Daher möchte ich an der Stelle wärmstens Empfehlen, die sechs Zauberwörter auch mal auszusprechen, wenn du ein Gesprächsthema rund ums Studium gerade nicht mehr hören kannst.
3. Ausgleich, Ausgleich, Ausgleich
One more time for the people in the back… Ausgleich ist alles. Dein Hirn, dein Körper und dein Umfeld werden es dir danken, wenn du regelmäßig Pausen und Abwechslung in deinen Alltag einbaust. Das kann alles sein: Lesen, Sport, Freunde, Familie, Ausflüge, Kino, Museum – die Möglichkeiten sind endlos. Ich bin regelmäßig überrascht, wie viel Motivation ich nach einem entspannten Wochenende habe und wie viel man in kurzer Zeit erleben kann.
4. Nicht alle Tipps befolgen (auch nicht meine)
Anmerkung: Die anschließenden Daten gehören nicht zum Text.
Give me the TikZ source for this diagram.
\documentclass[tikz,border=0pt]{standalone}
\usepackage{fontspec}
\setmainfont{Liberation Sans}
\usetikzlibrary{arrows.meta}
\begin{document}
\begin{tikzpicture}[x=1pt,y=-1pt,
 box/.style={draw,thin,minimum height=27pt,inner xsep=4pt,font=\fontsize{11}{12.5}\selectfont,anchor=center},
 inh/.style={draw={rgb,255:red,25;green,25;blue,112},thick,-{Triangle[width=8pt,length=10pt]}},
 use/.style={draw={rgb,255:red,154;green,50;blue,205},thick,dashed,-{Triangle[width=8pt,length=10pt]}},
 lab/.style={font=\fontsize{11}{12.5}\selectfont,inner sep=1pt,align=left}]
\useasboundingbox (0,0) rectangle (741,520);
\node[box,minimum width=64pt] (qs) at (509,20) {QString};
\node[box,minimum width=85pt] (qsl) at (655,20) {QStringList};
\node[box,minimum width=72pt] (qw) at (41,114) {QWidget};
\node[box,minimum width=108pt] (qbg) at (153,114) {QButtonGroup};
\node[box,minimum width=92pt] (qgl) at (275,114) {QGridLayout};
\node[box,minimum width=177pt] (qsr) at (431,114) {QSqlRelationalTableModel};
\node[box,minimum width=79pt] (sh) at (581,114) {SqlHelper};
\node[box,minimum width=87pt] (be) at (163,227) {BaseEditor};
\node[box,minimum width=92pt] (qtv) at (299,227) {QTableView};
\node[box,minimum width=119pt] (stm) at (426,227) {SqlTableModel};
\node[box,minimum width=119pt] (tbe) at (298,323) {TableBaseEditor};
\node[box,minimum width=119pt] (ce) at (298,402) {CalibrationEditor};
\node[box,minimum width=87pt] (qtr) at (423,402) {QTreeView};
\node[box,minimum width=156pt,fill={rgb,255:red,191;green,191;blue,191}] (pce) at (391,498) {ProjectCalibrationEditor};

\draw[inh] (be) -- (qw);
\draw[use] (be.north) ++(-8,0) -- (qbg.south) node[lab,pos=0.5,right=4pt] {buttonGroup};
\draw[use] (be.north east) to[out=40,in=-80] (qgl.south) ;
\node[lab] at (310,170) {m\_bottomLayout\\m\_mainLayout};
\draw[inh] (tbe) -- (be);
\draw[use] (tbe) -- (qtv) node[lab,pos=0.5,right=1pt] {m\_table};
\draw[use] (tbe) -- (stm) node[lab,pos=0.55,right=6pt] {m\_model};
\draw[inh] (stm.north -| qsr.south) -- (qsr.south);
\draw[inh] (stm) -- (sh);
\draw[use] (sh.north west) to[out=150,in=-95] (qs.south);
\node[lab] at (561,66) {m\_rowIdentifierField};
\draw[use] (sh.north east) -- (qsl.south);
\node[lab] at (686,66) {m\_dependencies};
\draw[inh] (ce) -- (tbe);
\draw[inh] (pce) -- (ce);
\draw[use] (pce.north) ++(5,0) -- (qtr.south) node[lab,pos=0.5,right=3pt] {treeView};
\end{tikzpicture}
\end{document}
Wenn ich jeden Ratschlag befolgen würde, den mir mein Umfeld in Bezug auf die Examensvorbereitung gegeben hat, bräuchte meine Woche 10 statt 7 Tagen. Karteikarten lernen, Rep vor- und nachbereiten, ganze Klausuren lösen, Teile von Klausuren lösen, Klausuren skizzieren, sich mit der Lerngruppe treffen, Mindmaps malen, Zeitungsartikel lesen, eigene Skripte schreiben, auf jeden Fall mit Lehrbüchern lernen, auf keinen Fall mehr mit Lehrbüchern lernen, Podcasts hören, Schemata vorm Schlafengehen wiederholen…
Das einzige, was gegen diese Flut an nett gemeinten – und teilweise auch wirklich hilfreichen – Ratschlägen hilft, ist: eine eigene Routine finden. Mir hat es sehr geholfen, in den ersten Monaten zu evaluieren, was gut für mich funktioniert und dann dabei zu bleiben. Klar modifiziere ich hin- und wieder ein paar Dinge, aber die Säulen meiner Lernroutine sind die selben. Wenn ich dann den vierzigsten Lerntipp bekomme, weiß ich, dass ich diesen nicht noch in meinen Lernalltag einbauen muss. Ich bin mir sicher, dass beim Lernen viele Wege nach Rom führen und jeder Studierende für sich rausfinden darf, was ihm oder ihr gefällt.